Studies in Computational Social Science
Social media sites are an emerging source of data for public health research. These sites provide less intimidating and more accessible channels for reporting, collectively processing, and making sense of traumatic and stigmatizing experiences. Several previous works have studied public health issues intersecting with domestic abuse, including depression and post-traumatic stress disorder. Many researchers have focused on Twitter data, due to its prominent presence, accessibility, and the characteristics of tweets (short texts, timestamped, trend-associated properties like retweets, hashtags, and user mentions, and potentially geotags).

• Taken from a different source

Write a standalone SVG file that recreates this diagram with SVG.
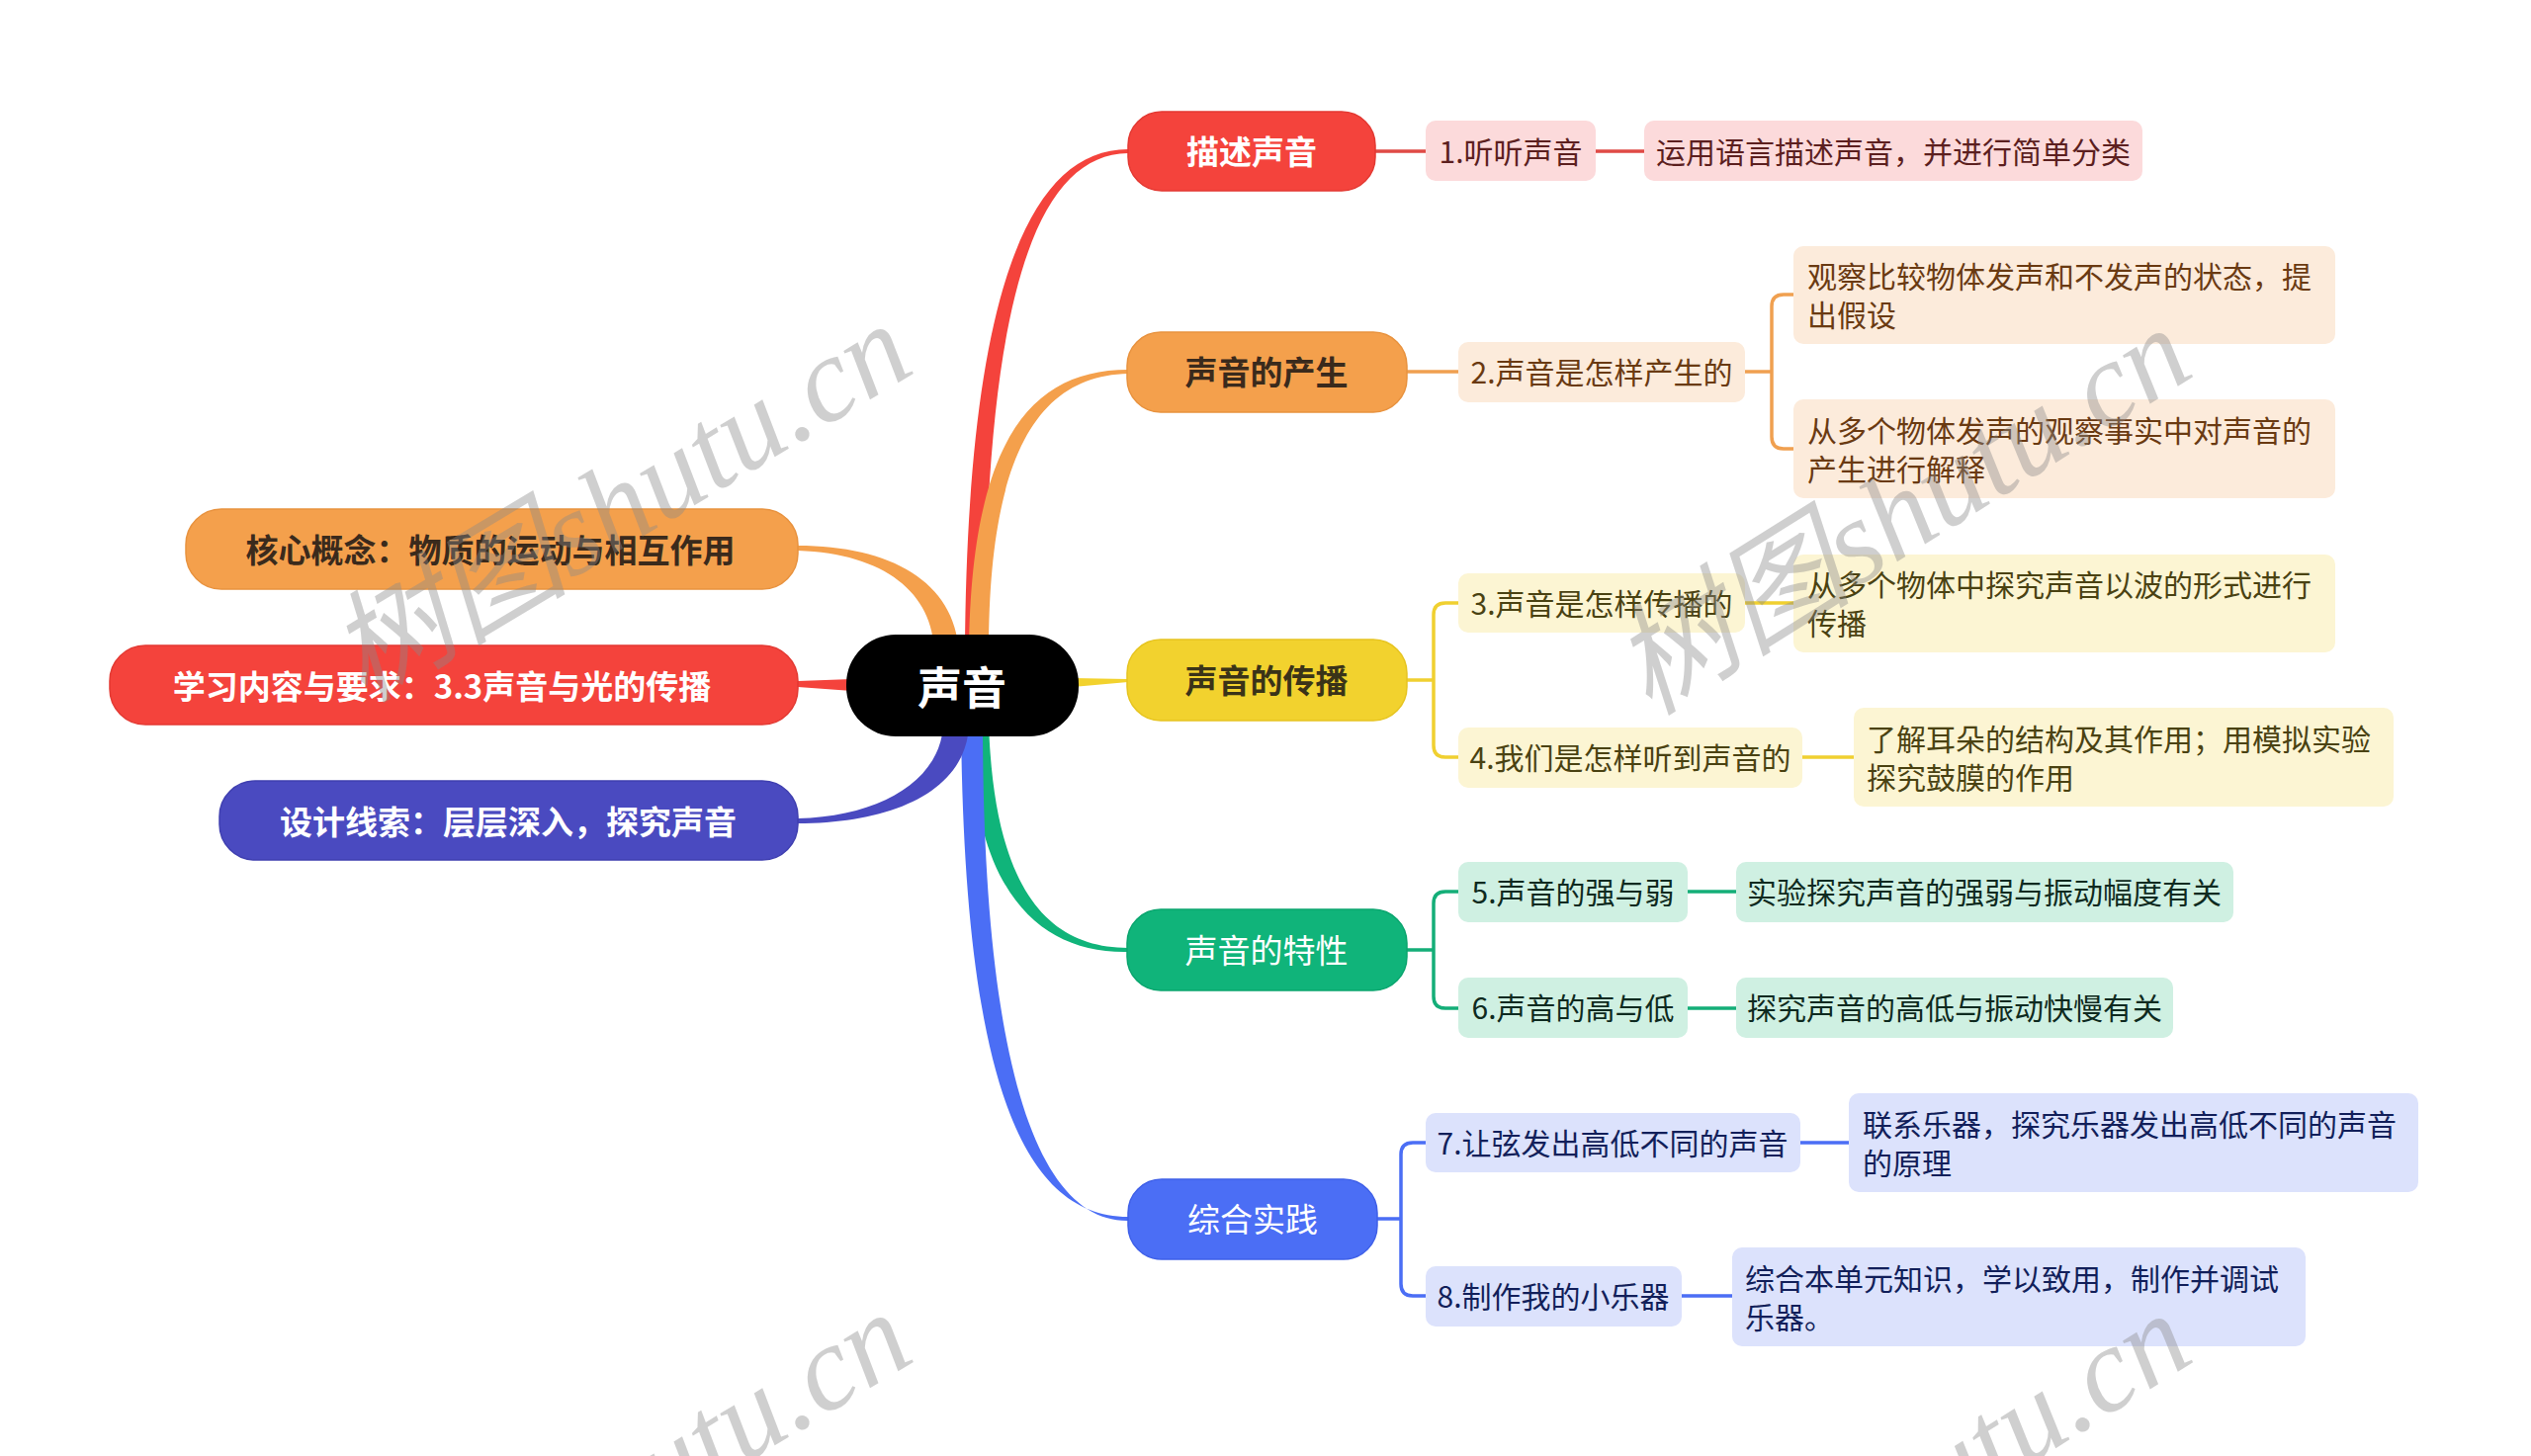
<svg xmlns="http://www.w3.org/2000/svg" width="2560" height="1473" viewBox="0 0 2560 1473">
<style>
text{font-family:"Noto Sans CJK SC","Liberation Sans",sans-serif;dominant-baseline:central}
.big{font-size:33px;text-anchor:middle}
.b{font-weight:bold}
.lf{font-size:30px}
.c{text-anchor:middle}
.ln{fill:none;stroke-width:3.5}
.wm{font-family:"Liberation Serif","Noto Sans CJK SC",serif;font-style:italic;font-size:122px;fill:#8a8a8a;opacity:0.4;dominant-baseline:alphabetic}
</style>
<rect width="2560" height="1473" fill="#fff"/>
<g id="connectors">
  <path d="M976 660 C978 330 1030 151 1141 151 L1141 155 C1040 156 996 330 996 660 Z" fill="#F4433C"/>
  <path d="M980 660 C982 450 1040 374 1141 374 L1141 378 C1050 380 1000 460 1000 660 Z" fill="#F4A04C"/>
  <path d="M1085 686 L1141 687 L1141 690 L1085 695 Z" fill="#F2D22E"/>
  <path d="M1000 730 C1005 900 1060 959 1141 959 L1141 963 C1050 965 982 900 982 730 Z" fill="#10B47A"/>
  <path d="M972 730 C975 1080 1030 1231 1141 1231 L1141 1235 C1050 1236 994 1080 994 730 Z" fill="#4B6EF5"/>
  <path d="M970 660 C966 588 900 552 807 552 L807 557 C895 560 944 600 945 660 Z" fill="#F4A04C"/>
  <path d="M862 687 L807 689 L807 695 L862 699 Z" fill="#F4433C"/>
  <path d="M980 735 C976 802 900 833 807 833 L807 828 C890 826 950 790 954 735 Z" fill="#4A4AC0"/>
  <path class="ln" stroke="#E04A45" d="M1391 153 H1442 M1614 153 H1663"/>
  <path class="ln" stroke="#F0A050" d="M1423 376 H1475 M1765 376 H1792 V310 Q1792 298 1804 298 H1814 M1792 376 V442 Q1792 454 1804 454 H1814"/>
  <path class="ln" stroke="#F0D030" d="M1423 688 H1450 V622 Q1450 610 1462 610 H1475 M1450 688 V754 Q1450 766 1462 766 H1475 M1765 610 H1814 M1823 766 H1875"/>
  <path class="ln" stroke="#14AE78" d="M1423 961 H1450 V914 Q1450 902 1462 902 H1475 M1450 961 V1008 Q1450 1020 1462 1020 H1475 M1707 902 H1756 M1707 1020 H1756"/>
  <path class="ln" stroke="#4B6EF5" d="M1393 1233 H1417 V1168 Q1417 1156 1429 1156 H1442 M1417 1233 V1299 Q1417 1311 1429 1311 H1442 M1821 1156 H1870 M1701 1311 H1752"/>
</g>

<g id="center">
  <rect x="856" y="642" width="235" height="103" rx="50" fill="#000"/>
  <text x="973" y="693" class="b c" font-size="45" fill="#fff">声音</text>
</g>

<g id="left-core">
  <rect x="188" y="515" width="619" height="81" rx="36" fill="#F4A04C" stroke="#E8923E" stroke-width="1.5"/>
  <text x="496" y="555" class="big b" fill="#3A2A1C">核心概念：物质的运动与相互作用</text>
</g>
<g id="left-learn">
  <rect x="111" y="653" width="696" height="80" rx="36" fill="#F4433C" stroke="#E33932" stroke-width="1.5"/>
  <text x="447" y="693" class="big b" fill="#fff">学习内容与要求：3.3声音与光的传播</text>
</g>
<g id="left-design">
  <rect x="222" y="790" width="585" height="80" rx="36" fill="#4A4AC0" stroke="#3F3FB0" stroke-width="1.5"/>
  <text x="514" y="830" class="big b" fill="#fff">设计线索：层层深入，探究声音</text>
</g>

<g id="b1">
  <rect x="1141" y="113" width="250" height="80" rx="34" fill="#F4433C" stroke="#E33932" stroke-width="1.5"/>
  <text x="1266" y="152" class="big b" fill="#fff">描述声音</text>
</g>
<g id="n1">
  <rect x="1442" y="122" width="172" height="61" rx="10" fill="#FCDADB"/>
  <text x="1528" y="152" class="lf c" fill="#5C1F1F">1.听听声音</text>
</g>
<g id="n1a">
  <rect x="1663" y="122" width="504" height="61" rx="10" fill="#FCDADB"/>
  <text x="1915" y="152" class="lf c" fill="#5C1F1F">运用语言描述声音，并进行简单分类</text>
</g>

<g id="b2">
  <rect x="1140" y="336" width="283" height="81" rx="34" fill="#F4A04C" stroke="#E8923E" stroke-width="1.5"/>
  <text x="1281" y="375" class="big b" fill="#3A2A1C">声音的产生</text>
</g>
<g id="n2">
  <rect x="1475" y="346" width="290" height="61" rx="10" fill="#FCEBDB"/>
  <text x="1620" y="375" class="lf c" fill="#6A3A12">2.声音是怎样产生的</text>
</g>
<g id="n2a">
  <rect x="1814" y="249" width="548" height="99" rx="10" fill="#FCEBDB"/>
  <text x="1828" y="278" class="lf" fill="#6A3A12">观察比较物体发声和不发声的状态，提</text>
  <text x="1828" y="317" class="lf" fill="#6A3A12">出假设</text>
</g>
<g id="n2b">
  <rect x="1814" y="404" width="548" height="100" rx="10" fill="#FCEBDB"/>
  <text x="1828" y="434" class="lf" fill="#6A3A12">从多个物体发声的观察事实中对声音的</text>
  <text x="1828" y="473" class="lf" fill="#6A3A12">产生进行解释</text>
</g>

<g id="b3">
  <rect x="1140" y="647" width="283" height="82" rx="34" fill="#F2D22E" stroke="#E6C420" stroke-width="1.5"/>
  <text x="1281" y="687" class="big b" fill="#3A3318">声音的传播</text>
</g>
<g id="n3">
  <rect x="1475" y="580" width="290" height="60" rx="10" fill="#FCF5D3"/>
  <text x="1620" y="609" class="lf c" fill="#4A4212">3.声音是怎样传播的</text>
</g>
<g id="n3a">
  <rect x="1814" y="561" width="548" height="99" rx="10" fill="#FCF5D3"/>
  <text x="1828" y="590" class="lf" fill="#4A4212">从多个物体中探究声音以波的形式进行</text>
  <text x="1828" y="629" class="lf" fill="#4A4212">传播</text>
</g>
<g id="n4">
  <rect x="1475" y="736" width="348" height="61" rx="10" fill="#FCF5D3"/>
  <text x="1649" y="765" class="lf c" fill="#4A4212">4.我们是怎样听到声音的</text>
</g>
<g id="n4a">
  <rect x="1875" y="716" width="546" height="100" rx="10" fill="#FCF5D3"/>
  <text x="1888" y="746" class="lf" fill="#4A4212">了解耳朵的结构及其作用；用模拟实验</text>
  <text x="1888" y="785" class="lf" fill="#4A4212">探究鼓膜的作用</text>
</g>

<g id="b4">
  <rect x="1140" y="920" width="283" height="82" rx="34" fill="#10B47A" stroke="#0AA56E" stroke-width="1.5"/>
  <text x="1281" y="960" class="big" fill="#fff">声音的特性</text>
</g>
<g id="n5">
  <rect x="1475" y="872" width="232" height="61" rx="10" fill="#CFF0E2"/>
  <text x="1591" y="901" class="lf c" fill="#0E2A20">5.声音的强与弱</text>
</g>
<g id="n5a">
  <rect x="1756" y="872" width="503" height="61" rx="10" fill="#CFF0E2"/>
  <text x="2007" y="901" class="lf c" fill="#0E2A20">实验探究声音的强弱与振动幅度有关</text>
</g>
<g id="n6">
  <rect x="1475" y="989" width="232" height="61" rx="10" fill="#CFF0E2"/>
  <text x="1591" y="1018" class="lf c" fill="#0E2A20">6.声音的高与低</text>
</g>
<g id="n6a">
  <rect x="1756" y="989" width="442" height="61" rx="10" fill="#CFF0E2"/>
  <text x="1977" y="1018" class="lf c" fill="#0E2A20">探究声音的高低与振动快慢有关</text>
</g>

<g id="b5">
  <rect x="1141" y="1193" width="252" height="81" rx="34" fill="#4B6EF5" stroke="#3F60E8" stroke-width="1.5"/>
  <text x="1267" y="1232" class="big" fill="#fff">综合实践</text>
</g>
<g id="n7">
  <rect x="1442" y="1126" width="379" height="60" rx="10" fill="#DCE2FC"/>
  <text x="1631" y="1155" class="lf c" fill="#121F5A">7.让弦发出高低不同的声音</text>
</g>
<g id="n7a">
  <rect x="1870" y="1106" width="576" height="100" rx="10" fill="#DCE2FC"/>
  <text x="1884" y="1136" class="lf" fill="#121F5A">联系乐器，探究乐器发出高低不同的声音</text>
  <text x="1884" y="1175" class="lf" fill="#121F5A">的原理</text>
</g>
<g id="n8">
  <rect x="1442" y="1281" width="259" height="61" rx="10" fill="#DCE2FC"/>
  <text x="1571" y="1310" class="lf c" fill="#121F5A">8.制作我的小乐器</text>
</g>
<g id="n8a">
  <rect x="1752" y="1262" width="580" height="100" rx="10" fill="#DCE2FC"/>
  <text x="1765" y="1292" class="lf" fill="#121F5A">综合本单元知识，学以致用，制作并调试</text>
  <text x="1765" y="1331" class="lf" fill="#121F5A">乐器。</text>
</g>

<g id="watermarks">
  <text class="wm" transform="translate(368 712) rotate(-31)">树图shutu.cn</text>
  <text class="wm" transform="translate(1668 725) rotate(-32)">树图shutu.cn</text>
  <text class="wm" transform="translate(368 1712) rotate(-31)">树图shutu.cn</text>
  <text class="wm" transform="translate(1668 1722) rotate(-32)">树图shutu.cn</text>
</g>
</svg>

For example, in De Choudhury et al., the authors examined a set of tweets to predict the onset of depression. Using Amazon Mechanical Turk, gold-standard labels of depression and non-depression were applied to Twitter users. The depressed users’ tweets were collected for a year before the onset of their self-reported depression. Using various statistical and machine learning models, the significant features used in predicting the onset of depression were determined, contributing a radial basis function (RBF) support vector machine (SVM) classifier, with principal component analysis (PCA) dimensionality reduction, that achieved 70% classification accuracy with a precision of 0.74. Features included the presence of known depression terms in tweets, social network features, prevalence of medication terms, tweet volume over time, the frequency of 1st, 2nd, and 3rd person pronouns, linguistic inquiry and word count (LIWC) scores, and the prevalence of swear words. Using the model for finding depression-indicative tweets on a corpus of millions of tweets within the United States, the authors then created a Social Media Depression Index (SMDI) for calculating levels of depression within regions of the United States. They found high correlation with depression statistics reported by the Centers for Disease Control and Prevention (CDC) .